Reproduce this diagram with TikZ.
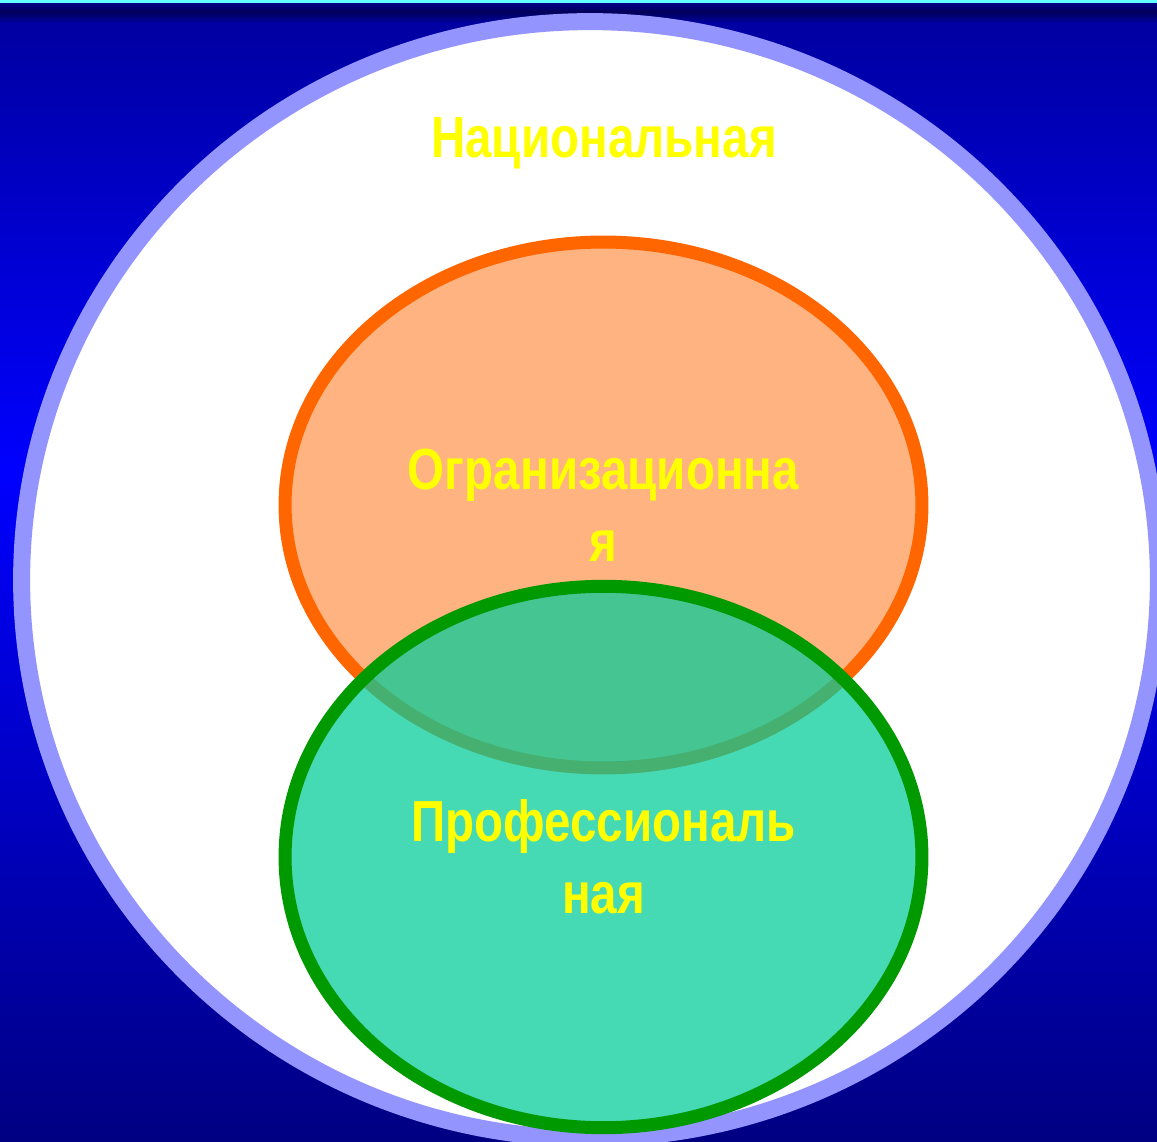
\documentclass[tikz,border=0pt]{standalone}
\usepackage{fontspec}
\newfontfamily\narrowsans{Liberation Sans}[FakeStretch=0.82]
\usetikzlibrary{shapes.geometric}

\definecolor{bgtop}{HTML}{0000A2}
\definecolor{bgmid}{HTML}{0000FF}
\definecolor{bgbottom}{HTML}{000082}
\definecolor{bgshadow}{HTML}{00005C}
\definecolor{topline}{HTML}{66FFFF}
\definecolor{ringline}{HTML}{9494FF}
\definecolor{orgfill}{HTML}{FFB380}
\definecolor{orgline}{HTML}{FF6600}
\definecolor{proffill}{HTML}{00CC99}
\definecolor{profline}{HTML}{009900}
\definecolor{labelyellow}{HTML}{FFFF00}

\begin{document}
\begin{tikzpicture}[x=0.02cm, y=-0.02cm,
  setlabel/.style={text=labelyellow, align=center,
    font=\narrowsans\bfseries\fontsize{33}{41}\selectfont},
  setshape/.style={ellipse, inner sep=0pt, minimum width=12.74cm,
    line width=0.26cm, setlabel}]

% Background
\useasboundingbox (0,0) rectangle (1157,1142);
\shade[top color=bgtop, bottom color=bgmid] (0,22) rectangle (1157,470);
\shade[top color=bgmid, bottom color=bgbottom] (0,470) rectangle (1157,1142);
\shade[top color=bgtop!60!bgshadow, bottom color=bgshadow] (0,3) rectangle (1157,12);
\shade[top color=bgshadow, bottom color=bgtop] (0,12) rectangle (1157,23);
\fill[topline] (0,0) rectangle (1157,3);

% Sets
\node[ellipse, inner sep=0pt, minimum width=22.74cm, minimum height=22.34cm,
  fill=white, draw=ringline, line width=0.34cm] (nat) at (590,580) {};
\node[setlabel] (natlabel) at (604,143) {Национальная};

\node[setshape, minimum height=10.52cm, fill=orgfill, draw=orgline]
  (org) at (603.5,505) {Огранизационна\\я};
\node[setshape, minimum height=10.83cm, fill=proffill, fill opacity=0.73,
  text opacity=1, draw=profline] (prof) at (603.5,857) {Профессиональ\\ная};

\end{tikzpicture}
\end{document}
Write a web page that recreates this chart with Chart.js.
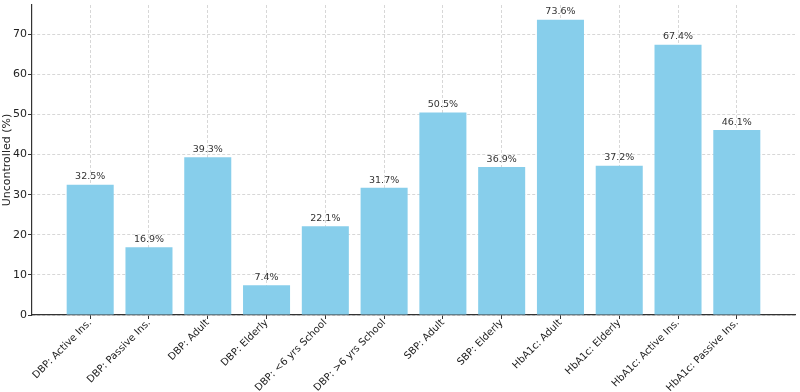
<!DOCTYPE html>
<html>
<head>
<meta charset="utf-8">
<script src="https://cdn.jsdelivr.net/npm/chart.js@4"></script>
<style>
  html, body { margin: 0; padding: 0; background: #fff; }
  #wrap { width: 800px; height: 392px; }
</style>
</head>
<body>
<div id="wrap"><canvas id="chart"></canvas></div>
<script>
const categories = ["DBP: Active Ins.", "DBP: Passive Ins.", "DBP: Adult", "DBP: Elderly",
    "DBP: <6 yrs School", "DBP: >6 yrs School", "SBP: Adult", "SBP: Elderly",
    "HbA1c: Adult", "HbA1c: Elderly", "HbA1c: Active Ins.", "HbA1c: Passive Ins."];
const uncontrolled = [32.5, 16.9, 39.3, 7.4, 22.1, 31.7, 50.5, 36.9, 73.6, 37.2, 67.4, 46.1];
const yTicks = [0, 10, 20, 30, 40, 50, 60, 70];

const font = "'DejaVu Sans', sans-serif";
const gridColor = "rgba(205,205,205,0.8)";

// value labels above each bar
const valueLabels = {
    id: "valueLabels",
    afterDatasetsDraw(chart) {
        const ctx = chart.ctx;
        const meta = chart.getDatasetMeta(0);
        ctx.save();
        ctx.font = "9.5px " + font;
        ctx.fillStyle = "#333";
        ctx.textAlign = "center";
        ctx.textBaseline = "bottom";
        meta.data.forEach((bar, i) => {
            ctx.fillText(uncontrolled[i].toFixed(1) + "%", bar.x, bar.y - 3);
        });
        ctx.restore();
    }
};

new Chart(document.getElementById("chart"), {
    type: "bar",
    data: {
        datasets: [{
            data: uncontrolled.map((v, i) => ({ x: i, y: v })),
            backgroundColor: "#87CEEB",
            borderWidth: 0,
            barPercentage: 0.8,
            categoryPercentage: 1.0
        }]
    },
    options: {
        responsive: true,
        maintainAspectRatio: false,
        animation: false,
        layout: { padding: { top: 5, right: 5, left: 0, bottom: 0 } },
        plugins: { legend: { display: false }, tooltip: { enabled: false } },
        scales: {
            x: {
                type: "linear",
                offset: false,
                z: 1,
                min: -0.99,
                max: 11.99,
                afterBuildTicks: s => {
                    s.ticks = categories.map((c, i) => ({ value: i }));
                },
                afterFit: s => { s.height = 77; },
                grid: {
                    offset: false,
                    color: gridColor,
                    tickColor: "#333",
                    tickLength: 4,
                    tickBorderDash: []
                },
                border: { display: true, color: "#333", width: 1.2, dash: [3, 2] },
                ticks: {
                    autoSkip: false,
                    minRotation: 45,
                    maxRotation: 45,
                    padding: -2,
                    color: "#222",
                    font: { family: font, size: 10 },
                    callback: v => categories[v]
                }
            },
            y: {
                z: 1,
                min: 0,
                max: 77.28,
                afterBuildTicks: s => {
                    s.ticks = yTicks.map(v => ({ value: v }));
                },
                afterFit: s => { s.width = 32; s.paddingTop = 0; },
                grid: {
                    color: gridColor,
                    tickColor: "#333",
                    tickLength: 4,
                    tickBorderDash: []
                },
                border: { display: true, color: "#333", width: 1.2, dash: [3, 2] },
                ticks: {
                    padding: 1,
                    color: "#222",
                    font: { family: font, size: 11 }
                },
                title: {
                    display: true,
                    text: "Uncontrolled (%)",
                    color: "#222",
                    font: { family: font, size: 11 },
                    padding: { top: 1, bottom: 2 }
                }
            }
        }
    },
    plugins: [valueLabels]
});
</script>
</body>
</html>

***

GIVEN PROBLEM = Without the pictures, output the full listing exactly as it stands.

TASK SOLUTION =
Reproduce this diagram with TikZ.
\documentclass[tikz,border=0pt]{standalone}
\usepackage{fontspec}
\newfontfamily\narrowsans{Liberation Sans}[FakeStretch=0.82]
\usetikzlibrary{shapes.geometric}

\definecolor{bgtop}{HTML}{0000A2}
\definecolor{bgmid}{HTML}{0000FF}
\definecolor{bgbottom}{HTML}{000082}
\definecolor{bgshadow}{HTML}{00005C}
\definecolor{topline}{HTML}{66FFFF}
\definecolor{ringline}{HTML}{9494FF}
\definecolor{orgfill}{HTML}{FFB380}
\definecolor{orgline}{HTML}{FF6600}
\definecolor{proffill}{HTML}{00CC99}
\definecolor{profline}{HTML}{009900}
\definecolor{labelyellow}{HTML}{FFFF00}

\begin{document}
\begin{tikzpicture}[x=0.02cm, y=-0.02cm,
  setlabel/.style={text=labelyellow, align=center,
    font=\narrowsans\bfseries\fontsize{33}{41}\selectfont},
  setshape/.style={ellipse, inner sep=0pt, minimum width=12.74cm,
    line width=0.26cm, setlabel}]

% Background
\useasboundingbox (0,0) rectangle (1157,1142);
\shade[top color=bgtop, bottom color=bgmid] (0,22) rectangle (1157,470);
\shade[top color=bgmid, bottom color=bgbottom] (0,470) rectangle (1157,1142);
\shade[top color=bgtop!60!bgshadow, bottom color=bgshadow] (0,3) rectangle (1157,12);
\shade[top color=bgshadow, bottom color=bgtop] (0,12) rectangle (1157,23);
\fill[topline] (0,0) rectangle (1157,3);

% Sets
\node[ellipse, inner sep=0pt, minimum width=22.74cm, minimum height=22.34cm,
  fill=white, draw=ringline, line width=0.34cm] (nat) at (590,580) {};
\node[setlabel] (natlabel) at (604,143) {Национальная};

\node[setshape, minimum height=10.52cm, fill=orgfill, draw=orgline]
  (org) at (603.5,505) {Огранизационна\\я};
\node[setshape, minimum height=10.83cm, fill=proffill, fill opacity=0.73,
  text opacity=1, draw=profline] (prof) at (603.5,857) {Профессиональ\\ная};

\end{tikzpicture}
\end{document}
Write a web page that recreates this chart with Chart.js.
<!DOCTYPE html>
<html>
<head>
<meta charset="utf-8">
<script src="https://cdn.jsdelivr.net/npm/chart.js@4"></script>
<style>
  html, body { margin: 0; padding: 0; background: #fff; }
  #wrap { width: 800px; height: 392px; }
</style>
</head>
<body>
<div id="wrap"><canvas id="chart"></canvas></div>
<script>
const categories = ["DBP: Active Ins.", "DBP: Passive Ins.", "DBP: Adult", "DBP: Elderly",
    "DBP: <6 yrs School", "DBP: >6 yrs School", "SBP: Adult", "SBP: Elderly",
    "HbA1c: Adult", "HbA1c: Elderly", "HbA1c: Active Ins.", "HbA1c: Passive Ins."];
const uncontrolled = [32.5, 16.9, 39.3, 7.4, 22.1, 31.7, 50.5, 36.9, 73.6, 37.2, 67.4, 46.1];
const yTicks = [0, 10, 20, 30, 40, 50, 60, 70];

const font = "'DejaVu Sans', sans-serif";
const gridColor = "rgba(205,205,205,0.8)";

// value labels above each bar
const valueLabels = {
    id: "valueLabels",
    afterDatasetsDraw(chart) {
        const ctx = chart.ctx;
        const meta = chart.getDatasetMeta(0);
        ctx.save();
        ctx.font = "9.5px " + font;
        ctx.fillStyle = "#333";
        ctx.textAlign = "center";
        ctx.textBaseline = "bottom";
        meta.data.forEach((bar, i) => {
            ctx.fillText(uncontrolled[i].toFixed(1) + "%", bar.x, bar.y - 3);
        });
        ctx.restore();
    }
};

new Chart(document.getElementById("chart"), {
    type: "bar",
    data: {
        datasets: [{
            data: uncontrolled.map((v, i) => ({ x: i, y: v })),
            backgroundColor: "#87CEEB",
            borderWidth: 0,
            barPercentage: 0.8,
            categoryPercentage: 1.0
        }]
    },
    options: {
        responsive: true,
        maintainAspectRatio: false,
        animation: false,
        layout: { padding: { top: 5, right: 5, left: 0, bottom: 0 } },
        plugins: { legend: { display: false }, tooltip: { enabled: false } },
        scales: {
            x: {
                type: "linear",
                offset: false,
                z: 1,
                min: -0.99,
                max: 11.99,
                afterBuildTicks: s => {
                    s.ticks = categories.map((c, i) => ({ value: i }));
                },
                afterFit: s => { s.height = 77; },
                grid: {
                    offset: false,
                    color: gridColor,
                    tickColor: "#333",
                    tickLength: 4,
                    tickBorderDash: []
                },
                border: { display: true, color: "#333", width: 1.2, dash: [3, 2] },
                ticks: {
                    autoSkip: false,
                    minRotation: 45,
                    maxRotation: 45,
                    padding: -2,
                    color: "#222",
                    font: { family: font, size: 10 },
                    callback: v => categories[v]
                }
            },
            y: {
                z: 1,
                min: 0,
                max: 77.28,
                afterBuildTicks: s => {
                    s.ticks = yTicks.map(v => ({ value: v }));
                },
                afterFit: s => { s.width = 32; s.paddingTop = 0; },
                grid: {
                    color: gridColor,
                    tickColor: "#333",
                    tickLength: 4,
                    tickBorderDash: []
                },
                border: { display: true, color: "#333", width: 1.2, dash: [3, 2] },
                ticks: {
                    padding: 1,
                    color: "#222",
                    font: { family: font, size: 11 }
                },
                title: {
                    display: true,
                    text: "Uncontrolled (%)",
                    color: "#222",
                    font: { family: font, size: 11 },
                    padding: { top: 1, bottom: 2 }
                }
            }
        }
    },
    plugins: [valueLabels]
});
</script>
</body>
</html>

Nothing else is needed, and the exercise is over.